Conservative Party leader David Cameron told the CBI conference last week that Britain doesn’t have strong regional identities. Do you agree or disagree, and why?

It’s quite clear David Cameron never ventures outside Notting Hill. A short cycle-ride would take him to within earshot of the Bow bells, where everyone dresses as pearly kings and queens. A trek up to Lancashire would take him past unintelligible Birmingham and on to Manchester, with all those parka-wearing young men with Beatles haircuts, walking with an ape-like swagger along regenerated streets. Then there’s Blackburn, where everyone has a flat cap, eats pies, is a rag-and-bone man and lives on a cobbled street. Cameron should get out more.
Wayne Hemingway, Founder, Hemingway Design

Anyone beyond Westminster can’t fail to notice changes in the regions. Physical attributes and spirit create regional identities and points of difference. Regions must dig deep to harness and project character through brands.

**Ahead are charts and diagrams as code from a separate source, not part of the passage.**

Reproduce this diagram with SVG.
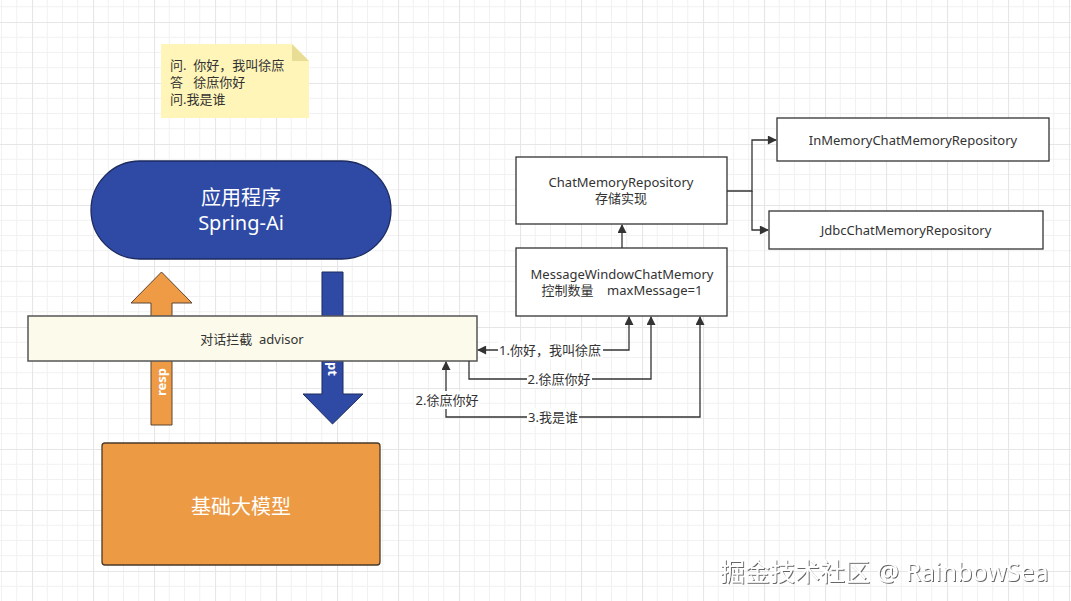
<svg xmlns="http://www.w3.org/2000/svg" width="1071" height="601" viewBox="0 0 1071 601">
<style>
  text { font-family: "Noto Sans", "Noto Sans CJK SC", sans-serif; white-space: pre; }
  .lbl { font-size: 13px; fill: #333; text-anchor: middle; }
  .box { fill: #fff; stroke: #333; stroke-width: 1.3; }
  .conn { fill: none; stroke: #333; stroke-width: 1.3; }
  .lblbg { fill: #fff; }
  .big { font-size: 20px; fill: #fff; text-anchor: middle; }
  .rot { font-size: 13px; font-weight: bold; fill: #fff; }
</style>
<defs>
  <pattern id="grid" x="32" y="22" width="61" height="61" patternUnits="userSpaceOnUse">
    <path d="M15.25,0V61M30.5,0V61M45.75,0V61M0,15.25H61M0,30.5H61M0,45.75H61" fill="none" stroke="#f1f1f1" stroke-width="1"/>
    <path d="M0.5,0V61M0,0.5H61" fill="none" stroke="#e6e6e6" stroke-width="1.2"/>
  </pattern>
  <marker id="arr" viewBox="0 0 10 10" refX="9" refY="5" markerWidth="11" markerHeight="9" markerUnits="userSpaceOnUse" orient="auto-start-reverse">
    <path d="M0,0 L10,5 L0,10 Z" fill="#333"/>
  </marker>
  <filter id="sh" x="-5%" y="-20%" width="110%" height="140%">
    <feDropShadow dx="1" dy="1" stdDeviation="0.6" flood-color="#555" flood-opacity="0.9"/>
  </filter>
</defs>
<rect width="1071" height="601" fill="#fff"/>
<rect width="1071" height="601" fill="url(#grid)"/>

<g id="note">
  <path d="M161,44 H292 L309,61 V118 H161 Z" fill="#fff5b8"/>
  <path d="M292,44 L309,61 H292 Z" fill="#e9dc95"/>
  <text x="170" y="70" font-size="13" fill="#333" xml:space="preserve">问.  你好，我叫徐庶</text>
  <text x="170" y="87" font-size="13" fill="#333" xml:space="preserve">答   徐庶你好</text>
  <text x="170" y="104" font-size="13" fill="#333">问.我是谁</text>
</g>

<g id="app">
  <rect x="91" y="161" width="300" height="98" rx="49" ry="49" fill="#2e4aa5" stroke="#1c2a5e" stroke-width="1.3"/>
  <text class="big" x="241" y="205">应用程序</text>
  <text class="big" x="241" y="230">Spring-Ai</text>
</g>

<g id="response-arrow">
  <path d="M161.5,272 L192,303 H172 V425 H151 V303 H131 Z" fill="#ef9a45" stroke="#5a4632" stroke-width="1"/>
  <text class="rot" transform="translate(166,396) rotate(-90)">resp</text>
</g>

<g id="request-arrow">
  <path d="M322,272 H343 V394 H363 L332.5,424 L303,394 H322 Z" fill="#2e4aa5" stroke="#1c2a5e" stroke-width="1"/>
  <text class="rot" transform="translate(328,362) rotate(90)">pt</text>
</g>

<g id="advisor">
  <rect x="28" y="316" width="449" height="45" fill="#fcfaea" stroke="#555" stroke-width="1.5"/>
  <text class="lbl" x="252" y="344" xml:space="preserve">对话拦截  advisor</text>
</g>

<g id="model">
  <rect x="102" y="443" width="278" height="122" rx="3" ry="3" fill="#ed9a44" stroke="#4a3a2a" stroke-width="1.3"/>
  <text class="big" x="241" y="514">基础大模型</text>
</g>

<g id="chat-repo">
  <rect class="box" x="516" y="157" width="211" height="67"/>
  <text class="lbl" x="621" y="187">ChatMemoryRepository</text>
  <text class="lbl" x="621" y="203">存储实现</text>
</g>

<g id="window-memory">
  <rect class="box" x="516" y="248" width="211" height="68"/>
  <text class="lbl" x="622" y="279">MessageWindowChatMemory</text>
  <text class="lbl" x="622" y="295" xml:space="preserve">控制数量    maxMessage=1</text>
</g>

<g id="inmemory-repo">
  <rect class="box" x="777" y="118" width="272" height="43"/>
  <text class="lbl" x="913" y="145">InMemoryChatMemoryRepository</text>
</g>

<g id="jdbc-repo">
  <rect class="box" x="769" y="211" width="274" height="38"/>
  <text class="lbl" x="906" y="235">JdbcChatMemoryRepository</text>
</g>

<g id="connectors">
  <path class="conn" d="M727,191 H752 V140 H776" marker-end="url(#arr)"/>
  <path class="conn" d="M752,191 V230 H768" marker-end="url(#arr)"/>
  <path class="conn" d="M622,248 V225" marker-end="url(#arr)"/>
  <path class="conn" d="M478,350 H629 V317" marker-start="url(#arr)" marker-end="url(#arr)"/>
  <path class="conn" d="M469,361 V379 H651 V317" marker-end="url(#arr)"/>
  <path class="conn" d="M700,317 V417 H446 V362" marker-start="url(#arr)" marker-end="url(#arr)"/>
  <rect class="lblbg" x="498" y="341" width="105" height="18"/>
  <text class="lbl" x="550" y="355">1.你好，我叫徐庶</text>
  <rect class="lblbg" x="527" y="370" width="65" height="18"/>
  <text class="lbl" x="559" y="384">2.徐庶你好</text>
  <rect class="lblbg" x="527" y="408" width="52" height="18"/>
  <text class="lbl" x="553" y="422">3.我是谁</text>
  <rect class="lblbg" x="415" y="391" width="64" height="18"/>
  <text class="lbl" x="447" y="405">2.徐庶你好</text>
</g>

<g id="watermark">
  <text x="720" y="581" font-size="25" fill="#fff" filter="url(#sh)">掘金技术社区 @ RainbowSea</text>
</g>
</svg>
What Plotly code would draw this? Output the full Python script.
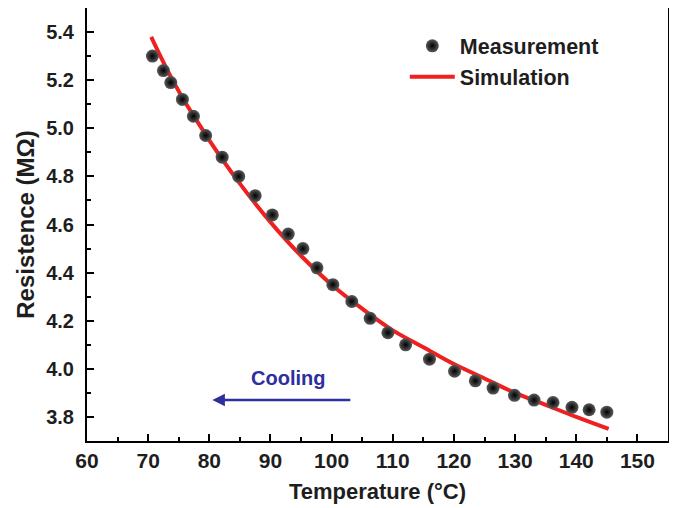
import plotly.graph_objects as go

# Measurement data (temperature in °C, resistance in MΩ)
meas_T = [70.7, 72.5, 73.7, 75.6, 77.4, 79.4, 82.1, 84.8, 87.5, 90.3, 92.9, 95.3,
          97.6, 100.2, 103.3, 106.3, 109.2, 112.1, 116.0, 120.1, 123.5, 126.4,
          129.9, 133.1, 136.2, 139.3, 142.1, 145.0]
meas_R = [5.30, 5.24, 5.19, 5.12, 5.05, 4.97, 4.88, 4.80, 4.72, 4.64, 4.56, 4.50,
          4.42, 4.35, 4.28, 4.21, 4.15, 4.10, 4.04, 3.99, 3.95, 3.92,
          3.89, 3.87, 3.86, 3.84, 3.83, 3.82]

# Simulation curve
sim_T = [70.5, 72, 74, 76, 78, 80, 85, 90, 95, 100, 105, 110, 115, 120, 125, 130, 135, 140, 145.3]
sim_R = [5.38, 5.30, 5.20, 5.11, 5.03, 4.95, 4.77, 4.61, 4.47, 4.35, 4.25, 4.16, 4.09,
         4.02, 3.96, 3.90, 3.85, 3.80, 3.75]

x_ticks = [60, 70, 80, 90, 100, 110, 120, 130, 140, 150]
y_ticks = [3.8, 4.0, 4.2, 4.4, 4.6, 4.8, 5.0, 5.2, 5.4]

FONT = "Liberation Sans, Arial, sans-serif"
TXT = "#1e1e1e"
BLUE = "#2e2e9e"

fig = go.Figure()
fig.add_trace(go.Scatter(
    x=sim_T, y=sim_R, mode="lines", name="Simulation",
    line=dict(color="#ee2020", width=4, shape="spline"),
))
fig.add_trace(go.Scatter(
    x=meas_T, y=meas_R, mode="markers", name="Measurement",
    marker=dict(size=13, color="#5a5a5a", line=dict(width=0),
                gradient=dict(type="radial", color="#000000")),
))

axis_common = dict(
    showline=True, linecolor="black", linewidth=2, mirror=True,
    ticks="inside", ticklen=7, tickwidth=2, tickcolor="black",
    showgrid=False, zeroline=False, automargin=False,
)

fig.update_layout(
    width=677, height=508,
    margin=dict(l=79, r=17, t=0, b=75),
    paper_bgcolor="white", plot_bgcolor="white",
    xaxis=dict(range=[60, 155], tickvals=x_ticks,
               tickfont=dict(family=FONT, size=21, color=TXT, weight="bold"),
               minor=dict(dtick=5, ticks="inside", ticklen=4, tickwidth=2, tickcolor="black"),
               title=dict(text="Temperature (°C)", standoff=12,
                          font=dict(family=FONT, size=22, color=TXT, weight="bold")),
               **axis_common),
    yaxis=dict(range=[3.7, 5.5], tickvals=y_ticks, tickformat=".1f",
               tickfont=dict(family=FONT, size=20, color=TXT, weight="bold"),
               ticklabelstandoff=7,
               minor=dict(dtick=0.1, ticks="inside", ticklen=4, tickwidth=2, tickcolor="black"),
               title=dict(text="Resistence (MΩ)", standoff=5,
                          font=dict(family=FONT, size=24, color=TXT, weight="bold")),
               **axis_common),
    legend=dict(x=0.547, y=0.96, xanchor="left", yanchor="top",
                traceorder="reversed", bgcolor="rgba(0,0,0,0)",
                font=dict(family=FONT, size=21.5, color=TXT, weight="bold"),
                itemwidth=45, tracegroupgap=0),
    showlegend=True,
)

fig.add_annotation(x=80.5, y=3.87, ax=103.3, ay=3.87, xref="x", yref="y", axref="x", ayref="y",
                   showarrow=True, arrowhead=2, arrowsize=1, arrowwidth=2.5, arrowcolor=BLUE, text="")
fig.add_annotation(x=92.9, y=3.96, xref="x", yref="y", text="Cooling", showarrow=False,
                   font=dict(family=FONT, size=20, color=BLUE, weight="bold"))

fig.write_html("out.html")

Cameron probably has no experience of the regions and relies on the identities they project – perhaps they haven’t captured what defines them, so he blames the brand, and blame always makes political sense.
Tim Lewis, Director, Small Back Room

On the basis that I have no clue why regional identities would be necessary or valuable things to have, or even to which precise regions they should relate, I am forced to agree with Cameron – clearly, no strong ones exist. And until someone is able to enlighten us on those points, I would recommend that he refrains from trying to create them. How about some useful ideas instead? Cameron will need them soon enough.